I was learning, practicing and sometimes teaching ballroom dancing 2-5 hours a day.  Just for fun, just because I loved it, just because I could.

I was, as I said, quickly falling in love, but trying to drink it all in slowly.  Before Mark I had been a chronic relationship-avoider.  My last relationship a year before him and lasting two months, and my longest being a year and a half, taking place 8 years earlier!

I had always proclaimed myself to selfish to have children.  Unashamedly so.  I was 25, living in the years that are ideal for unabashed self-discovery, reflection, experimentation and ah, the years of the readily disposable income.  I had only just decided that yes… I did want to have kids, someday.  ((Literally, the conclusion hit me on a trip to Italy four months prior.  Fairly spontaneous travel being another thing my work schedule allowed me to do.))

Apparently, the universe took that inkling and ran full force with it.  And my newly discovered inkling that kids might be nice, let me repeat, someday, again, being held up to the potentiality of nearly immediate parenthood.    

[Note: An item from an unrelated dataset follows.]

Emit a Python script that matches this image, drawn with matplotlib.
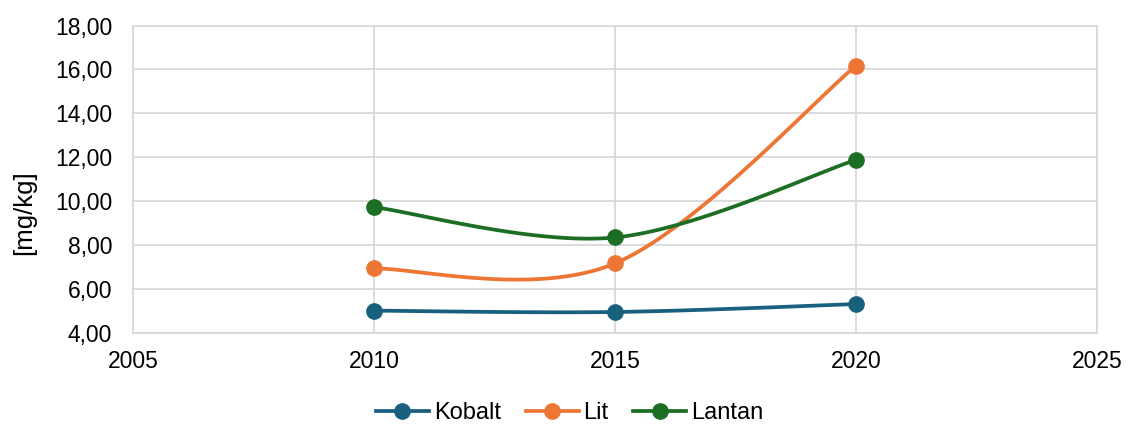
import numpy as np
import matplotlib.pyplot as plt
from matplotlib.ticker import FuncFormatter

plt.rcParams["font.family"] = ["Liberation Sans", "DejaVu Sans"]

years = [2010, 2015, 2020]
kobalt = [5.03, 4.97, 5.33]
lit = [6.95, 7.18, 16.17]
lantan = [9.74, 8.36, 11.89]

series = {
    "Kobalt": (kobalt, "#19607f"),
    "Lit": (lit, "#ed7634"),
    "Lantan": (lantan, "#1d6e25"),
}


def smooth(xs, ys, n=60):
    # Excel-style smoothed line: Catmull-Rom segments as cubic Bezier
    pts = np.column_stack([xs, ys]).astype(float)
    ext = np.vstack([pts[0], pts, pts[-1]])
    out = []
    t = np.linspace(0, 1, n)[:, None]
    for i in range(len(pts) - 1):
        p0, p1, p2, p3 = ext[i], ext[i + 1], ext[i + 2], ext[i + 3]
        c1 = p1 + (p2 - p0) / 6
        c2 = p2 - (p3 - p1) / 6
        seg = ((1 - t) ** 3) * p1 + 3 * ((1 - t) ** 2) * t * c1 \
            + 3 * (1 - t) * t ** 2 * c2 + t ** 3 * p2
        out.append(seg)
    out = np.vstack(out)
    return out[:, 0], out[:, 1]


fig = plt.figure(figsize=(11.28, 4.26), dpi=100)
ax = fig.add_axes([0.1179, 0.2176, 0.8546, 0.7225])

for name, (vals, col) in series.items():
    sx, sy = smooth(years, vals)
    ax.plot(sx, sy, color=col, linewidth=2.7, solid_capstyle="round")
    ax.plot(years, vals, "o", color=col, markersize=11)
    # legend proxy
    ax.plot([], [], color=col, linewidth=2.7, marker="o", markersize=11, label=name)

ax.set_xlim(2005, 2025)
ax.set_ylim(4, 18)
ax.set_xticks([2005, 2010, 2015, 2020, 2025])
ax.set_yticks(np.arange(4, 19, 2))
ax.yaxis.set_major_formatter(FuncFormatter(lambda v, p: f"{v:.2f}".replace(".", ",")))

ax.grid(True, color="#d9d9d9", linewidth=1.3)
ax.set_axisbelow(True)
for s in ax.spines.values():
    s.set_color("#d9d9d9")
    s.set_linewidth(1.3)
ax.tick_params(axis="both", length=0, labelsize=16.5, colors="black")
ax.tick_params(axis="x", pad=12)
ax.tick_params(axis="y", pad=15)

fig.text(0.021, 0.50, "[mg/kg]", rotation=90, ha="center", va="center", fontsize=18.5)

fig.legend(loc="center", bbox_to_anchor=(0.505, 0.031), ncol=3, frameon=False,
           fontsize=17, handlelength=2.25, handletextpad=0.2, columnspacing=1.05)

fig.savefig("out.png", dpi=100)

I live in a world of polarized friends.  I have a group of friends from Westmont, the small Santa Barbara christian college I went to,  and groups of friends from my massage and restaurant/bar life.  Let me tell you those are two vastly different minded groups of people.  So this next statement is on a subject that’s touchy to some, cut and dry to others, but I had always been in full support of abortion.  I had close friends who had unwittingly found themselves in a similar situation before and that’s the route they went.  Quite rightly so for their circumstances and place in life.  The women in my family had a history of much younger, inopportune pregnancies, and while I ADORED my nieces and nephew, and cringe to think that there was even a potential at their absence in my life… I always figured that if I found myself in a “delicate” situation in an disadvantageous time of my life… there was no question in my mind.  I wouldn’t hesitate to pull the plug.

 <<————————->>

So why was I hesitating?

That’s what I kept asking myself.

Why was the obvious answer… feeling less than obvious…

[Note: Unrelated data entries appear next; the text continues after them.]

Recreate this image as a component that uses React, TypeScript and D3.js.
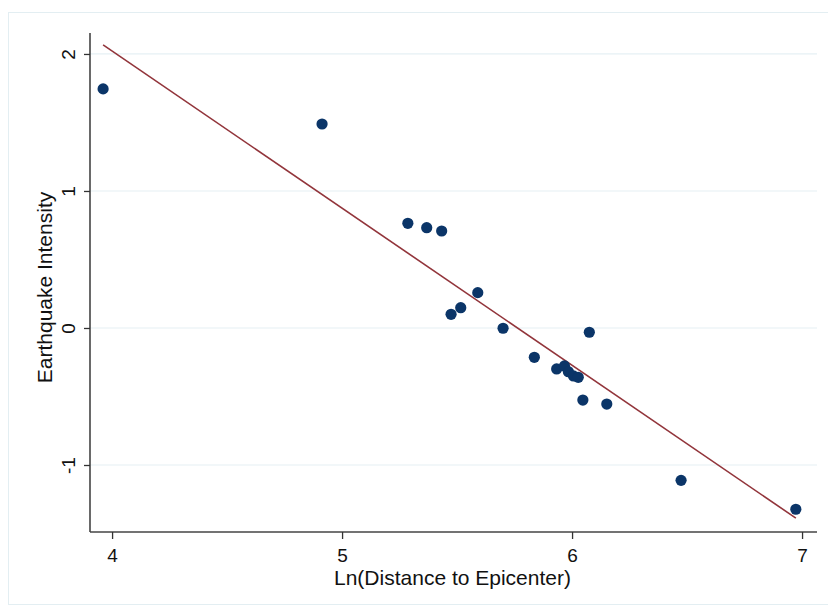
import React, { useEffect, useRef } from "react";
import * as d3 from "d3";

const lnDistance = [
  3.961, 4.913, 5.286, 5.368, 5.433, 5.59, 5.474, 5.516, 5.7, 5.836, 6.075,
  5.933, 5.967, 5.984, 6.006, 6.027, 6.047, 6.151, 6.474, 6.973,
];
const intensity = [
  1.745, 1.489, 0.764, 0.732, 0.708, 0.258, 0.1, 0.148, -0.002, -0.214,
  -0.031, -0.299, -0.277, -0.319, -0.35, -0.36, -0.526, -0.555, -1.112,
  -1.323,
];
const fitLine = { intercept: 6.607, slope: -1.1465 };
const xTicks = [4, 5, 6, 7];
const yTicks = [-1, 0, 1, 2];

export default function App() {
  const ref = useRef<SVGSVGElement>(null);

  useEffect(() => {
    const W = 828,
      H = 609;
    const margin = { top: 33, right: 11, bottom: 77, left: 90 };
    const svg = d3.select(ref.current);
    svg.selectAll("*").remove();

    const font = "'Liberation Sans', Arial, sans-serif";

    // outer frame
    svg
      .append("rect")
      .attr("x", 8.5)
      .attr("y", 12.5)
      .attr("width", W)
      .attr("height", 592)
      .attr("fill", "white")
      .attr("stroke", "#e3eef2")
      .attr("stroke-width", 1);

    const x = d3
      .scaleLinear()
      .domain([3.904, 7.065])
      .range([margin.left, W - margin.right]);
    const y = d3
      .scaleLinear()
      .domain([-1.489, 2.153])
      .range([H - margin.bottom, margin.top]);

    // gridlines
    svg
      .append("g")
      .selectAll("line")
      .data(yTicks)
      .enter()
      .append("line")
      .attr("x1", margin.left)
      .attr("x2", W - margin.right)
      .attr("y1", (d) => y(d))
      .attr("y2", (d) => y(d))
      .attr("stroke", "#e6f0f4")
      .attr("stroke-width", 1.2);

    // y axis
    const yAxis = svg
      .append("g")
      .attr("transform", "translate(" + margin.left + ",0)")
      .call(d3.axisLeft(y).tickValues(yTicks).tickSize(6).tickFormat((d) => String(d)));
    yAxis.select(".domain").attr("stroke", "#444").attr("stroke-width", 1.6).attr("d", "M0," + y.range()[1] + "V" + y.range()[0]);
    yAxis.selectAll(".tick line").attr("stroke", "#333").attr("stroke-width", 1.3);
    yAxis
      .selectAll(".tick text")
      .attr("x", null)
      .attr("dy", null)
      .attr("transform", "translate(-15,0) rotate(-90)")
      .attr("text-anchor", "middle")
      .attr("fill", "#111")
      .style("font-family", font)
      .style("font-size", "19px");

    // x axis
    const xAxis = svg
      .append("g")
      .attr("transform", "translate(0," + (H - margin.bottom) + ")")
      .call(d3.axisBottom(x).tickValues(xTicks).tickSize(7).tickFormat((d) => String(d)));
    xAxis.select(".domain").attr("stroke", "#444").attr("stroke-width", 1.6).attr("d", "M" + x.range()[0] + ",0H" + x.range()[1]);
    xAxis.selectAll(".tick line").attr("stroke", "#333").attr("stroke-width", 1.3);
    xAxis
      .selectAll(".tick text")
      .attr("y", 30)
      .attr("dy", null)
      .attr("fill", "#111")
      .style("font-family", font)
      .style("font-size", "19px");

    // axis titles
    svg
      .append("text")
      .attr("text-anchor", "middle")
      .attr("x", (margin.left + W - margin.right) / 2 - 1)
      .attr("y", 585)
      .style("font-family", font)
      .style("font-size", "21px")
      .attr("fill", "#111")
      .text("Ln(Distance to Epicenter)");

    svg
      .append("text")
      .attr("text-anchor", "middle")
      .attr("transform", "translate(52," + ((margin.top + H - margin.bottom) / 2 + 5) + ") rotate(-90)")
      .style("font-family", font)
      .style("font-size", "21px")
      .attr("fill", "#111")
      .text("Earthquake Intensity");

    // fitted line
    const ext = d3.extent(lnDistance) as [number, number];
    svg
      .append("line")
      .attr("x1", x(ext[0]))
      .attr("y1", y(fitLine.intercept + fitLine.slope * ext[0]))
      .attr("x2", x(ext[1]))
      .attr("y2", y(fitLine.intercept + fitLine.slope * ext[1]))
      .attr("stroke", "#92353b")
      .attr("stroke-width", 1.6);

    // points
    svg
      .append("g")
      .selectAll("circle")
      .data(lnDistance)
      .enter()
      .append("circle")
      .attr("cx", (d) => x(d))
      .attr("cy", (d, i) => y(intensity[i]))
      .attr("r", 5.6)
      .attr("fill", "#0b3568");
  }, []);

  return (
    <svg
      ref={ref}
      width={828}
      height={609}
      style={{ position: "absolute", left: 0, top: 0, background: "white" }}
    />
  );
}
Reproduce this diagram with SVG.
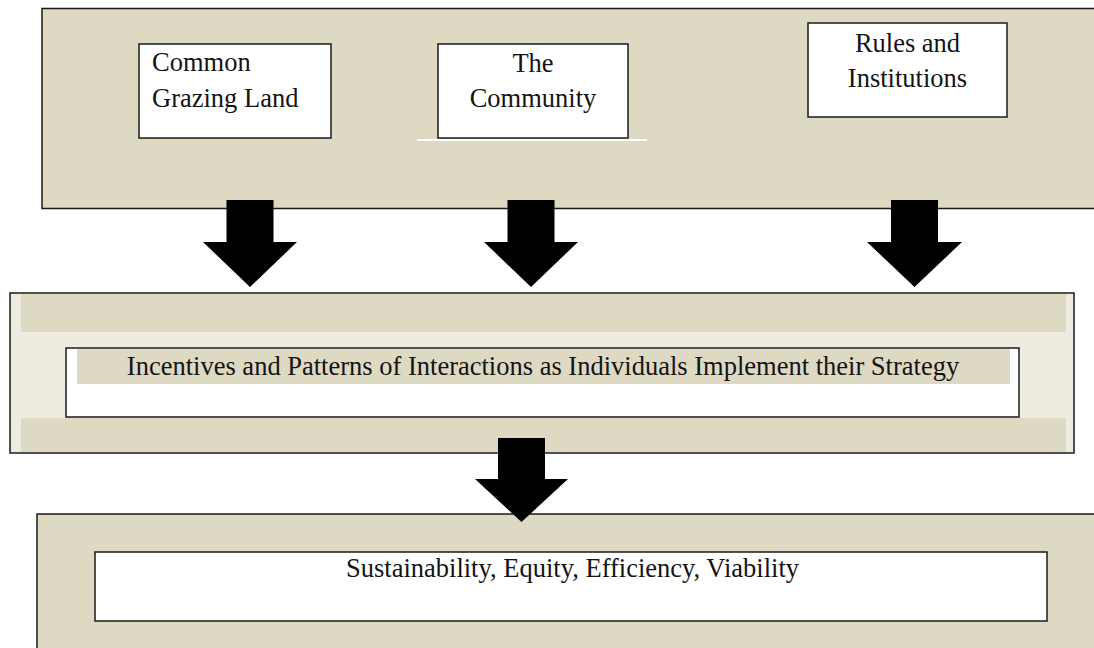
<svg xmlns="http://www.w3.org/2000/svg" width="1094" height="648" viewBox="0 0 1094 648">
<style>
.panel{fill:#ddd9c3;stroke:#1a1a1a;stroke-width:1.5}
.light{fill:#eeece1;stroke:#1a1a1a;stroke-width:1.5}
.band{fill:#ddd9c3;stroke:none}
.box{fill:#ffffff;stroke:#1a1a1a;stroke-width:1.5}
.t{font-family:"Liberation Serif","Times New Roman",serif;font-size:26.5px;fill:#141414}
.c{text-anchor:middle}
.arrow{fill:#000000;stroke:none}
</style>
<rect width="1094" height="648" fill="#ffffff"/>
<g id="top-panel">
<rect class="panel" x="42" y="8.5" width="1070" height="200"/>
<line x1="417" y1="140" x2="647" y2="140" stroke="#ffffff" stroke-width="2"/>
</g>
<g id="node-common-grazing-land">
<rect class="box" x="139" y="44" width="192" height="94"/>
<text class="t" x="152" y="71">Common</text>
<text class="t" x="152" y="107">Grazing Land</text>
</g>
<g id="node-community">
<rect class="box" x="438" y="44" width="190" height="94"/>
<text class="t c" x="533" y="72">The</text>
<text class="t c" x="533" y="107">Community</text>
</g>
<g id="node-rules">
<rect class="box" x="808" y="23" width="199" height="94"/>
<text class="t c" x="907.5" y="52">Rules and</text>
<text class="t c" x="907.5" y="87">Institutions</text>
</g>
<g id="mid-panel">
<rect class="light" x="10" y="293" width="1064" height="160"/>
<rect class="band" x="21" y="294" width="1045" height="38"/>
<rect class="band" x="21" y="418" width="1045" height="34"/>
</g>
<g id="node-incentives">
<rect class="box" x="66" y="348" width="953" height="69"/>
<rect class="band" x="77" y="349" width="933" height="35"/>
<text class="t c" x="543" y="375">Incentives and Patterns of Interactions as Individuals Implement their Strategy</text>
</g>
<g id="bottom-panel">
<rect class="panel" x="37" y="514" width="1070" height="150"/>
</g>
<g id="node-outcomes">
<rect class="box" x="95" y="552" width="952" height="69"/>
<text class="t c" x="572.5" y="577">Sustainability, Equity, Efficiency, Viability</text>
</g>
<g id="connectors">
<polygon class="arrow" points="226.5,200 273.5,200 273.5,242 297,242 250,287 203,242 226.5,242"/>
<polygon class="arrow" points="507.5,200 554.5,200 554.5,242 578,242 531,287 484,242 507.5,242"/>
<polygon class="arrow" points="891,200 938,200 938,242 962,242 914.5,287 867,242 891,242"/>
<polygon class="arrow" points="498,438 545,438 545,479 568,479 521.5,522 475,479 498,479"/>
</g>
</svg>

It was because of Mark.  It was because of his instinctive response of support.  It was because the fact that we had been dating for only two months was nearly immaterial in comparison to the way he had already etched out a permanent home inside my heart.  In that short amount of time, his heart was transparent.  His character was clear and I didn’t know then, and I don’t know now how it’s possible to have all these amazing and genuine, intelligent, contemplative, fun-loving, dedicated, quick to laugh, grounded, soul-touching qualities all wrapped up and packaged in such a gorgeous and true-hearted man.  It continues to blow my mind every day.

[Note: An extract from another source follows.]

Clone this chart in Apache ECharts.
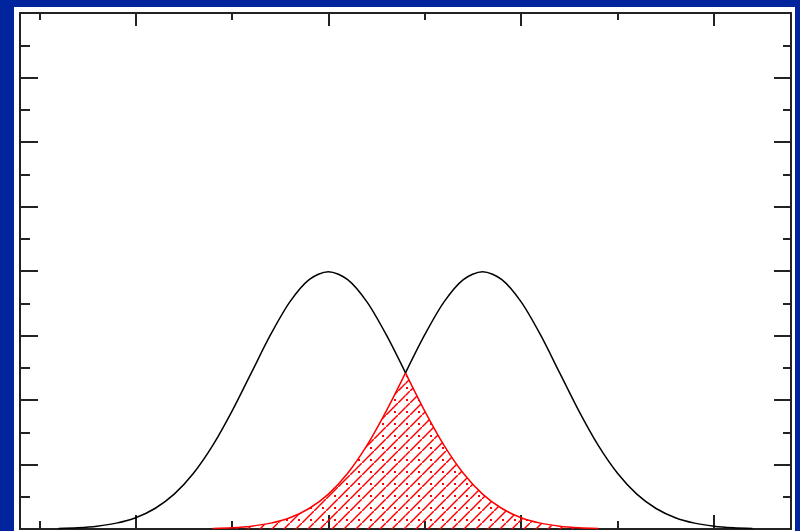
<!DOCTYPE html>
<html><head><meta charset="utf-8">
<script src="https://cdn.jsdelivr.net/npm/echarts@6/dist/echarts.min.js"></script>
<style>
html,body{margin:0;padding:0;background:#00249e;width:800px;height:531px;overflow:hidden}
#c{position:absolute;left:14px;top:7px;width:781px;height:524px;background:#fff}
</style></head><body><div id="c"></div>
<script>
// Left distribution (black part, up to the crossing)
const leftX = [0.2,0.4,0.6,0.8,1.0,1.2,1.4,1.6,1.8,2.0,2.2,2.4,2.6,2.8,3.0,3.2,3.4,3.6,3.8];
const leftY = [0.0009,0.0020,0.0044,0.0091,0.0175,0.0318,0.0540,0.0863,0.1295,0.1827,0.2420,0.3012,0.3521,0.3867,0.3990,0.3867,0.3521,0.3012,0.2420];
// Right distribution (black part, from the crossing)
const rightX = [3.8,4.0,4.2,4.4,4.6,4.8,5.0,5.2,5.4,5.6,5.8,6.0,6.2,6.4,6.6,6.8,7.0,7.2,7.4];
const rightY = [0.2420,0.3012,0.3521,0.3867,0.3990,0.3867,0.3521,0.3012,0.2420,0.1827,0.1295,0.0863,0.0540,0.0318,0.0175,0.0091,0.0044,0.0020,0.0009];
// Overlap region (red), left half = tail of right curve, right half = tail of left curve
const overlapLeftX = [1.8,2.0,2.2,2.4,2.6,2.8,3.0,3.2,3.4,3.6,3.8];
const overlapLeftY = [0.0009,0.0020,0.0044,0.0091,0.0175,0.0318,0.0540,0.0863,0.1295,0.1827,0.2420];
const overlapRightX = [3.8,4.0,4.2,4.4,4.6,4.8,5.0,5.2,5.4,5.6,5.8];
const overlapRightY = [0.2420,0.1827,0.1295,0.0863,0.0540,0.0318,0.0175,0.0091,0.0044,0.0020,0.0009];
// Axis ticks
const xLongTicks = [1,3,5,7];
const xShortTicks = [0,2,4,6];
const xMin = -0.2, xMax = 7.8;
const yMin = 0, yMax = 0.8, yStep = 0.1;

const pc = document.createElement('canvas'); pc.width = 12; pc.height = 12;
const g = pc.getContext('2d');
g.strokeStyle = '#ff0000'; g.lineWidth = 1.5;
g.beginPath(); g.moveTo(0, 12); g.lineTo(12, 0); g.stroke();
g.fillStyle = '#ff0000'; g.fillRect(8, 8, 2, 2);

const pairs = (xs, ys) => xs.map((x, i) => [x, ys[i]]);
const axisCol = '#222';
function xAx(pos, ticks, len, showLine) {
  return {
    type: 'value', position: pos, min: xMin, max: xMax,
    axisLine: { show: showLine, onZero: false, lineStyle: { color: axisCol, width: 2 } },
    axisTick: { show: true, inside: true, length: len, customValues: ticks, lineStyle: { color: axisCol, width: 2 } },
    axisLabel: { show: false }, splitLine: { show: false }
  };
}
function yAx(pos, len, minorLen) {
  return {
    type: 'value', position: pos, min: yMin, max: yMax, interval: yStep,
    axisLine: { show: true, onZero: false, lineStyle: { color: axisCol, width: 2 } },
    axisTick: { show: true, inside: true, length: len, lineStyle: { color: axisCol, width: 2 } },
    minorTick: { show: true, splitNumber: 2, length: minorLen, lineStyle: { color: axisCol, width: 2 } },
    axisLabel: { show: false }, splitLine: { show: false }, minorSplitLine: { show: false }
  };
}
const chart = echarts.init(document.getElementById('c'), null, { renderer: 'canvas' });
const redArea = { color: { image: pc, repeat: 'repeat' }, opacity: 1 };
chart.setOption({
  animation: false,
  backgroundColor: '#fff',
  grid: { left: 6, right: 4, top: 6, bottom: 2, containLabel: false },
  xAxis: [
    xAx('bottom', xLongTicks, 14, true),
    xAx('bottom', xShortTicks, 8, false),
    xAx('top', xLongTicks, 13, true),
    xAx('top', xShortTicks, 7, false)
  ],
  yAxis: [ yAx('left', 18, 10), yAx('right', 17, 8) ],
  series: [
    { type: 'line', data: pairs(overlapLeftX, overlapLeftY), smooth: 0.3, symbol: 'none',
      lineStyle: { color: '#ff0000', width: 1.5 }, areaStyle: redArea },
    { type: 'line', data: pairs(overlapRightX, overlapRightY), smooth: 0.3, symbol: 'none',
      lineStyle: { color: '#ff0000', width: 1.5 }, areaStyle: redArea },
    { type: 'line', data: pairs(leftX, leftY), smooth: 0.3, symbol: 'none',
      lineStyle: { color: '#000', width: 1.5 } },
    { type: 'line', data: pairs(rightX, rightY), smooth: 0.3, symbol: 'none',
      lineStyle: { color: '#000', width: 1.5 } }
  ]
});
</script></body></html>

So there we were.  Wrestling with what we were feeling instinctively, versus what seemed from the outside to be an insufficient amount of time to enter this overwhelming stage of life together.

We probably thought more than we talked for the majority of that week.  Although we kept touching base to ask each other various what if’s.

It was on a camping trip, in the San Padres National forest, that we finally each admitted to the other that we were leaning towards wanting to have this baby.  Shyly, carefully… testing out the words as they left our mouths, lying on a pile of blankets outside by the firepit as the sky darkened.  Words flowing more freely the more each of us talked.

No decision was made that night.  But the atmosphere had been set.  The confessions had left their protected houses inside us and we gave each other permission to consider.  A future.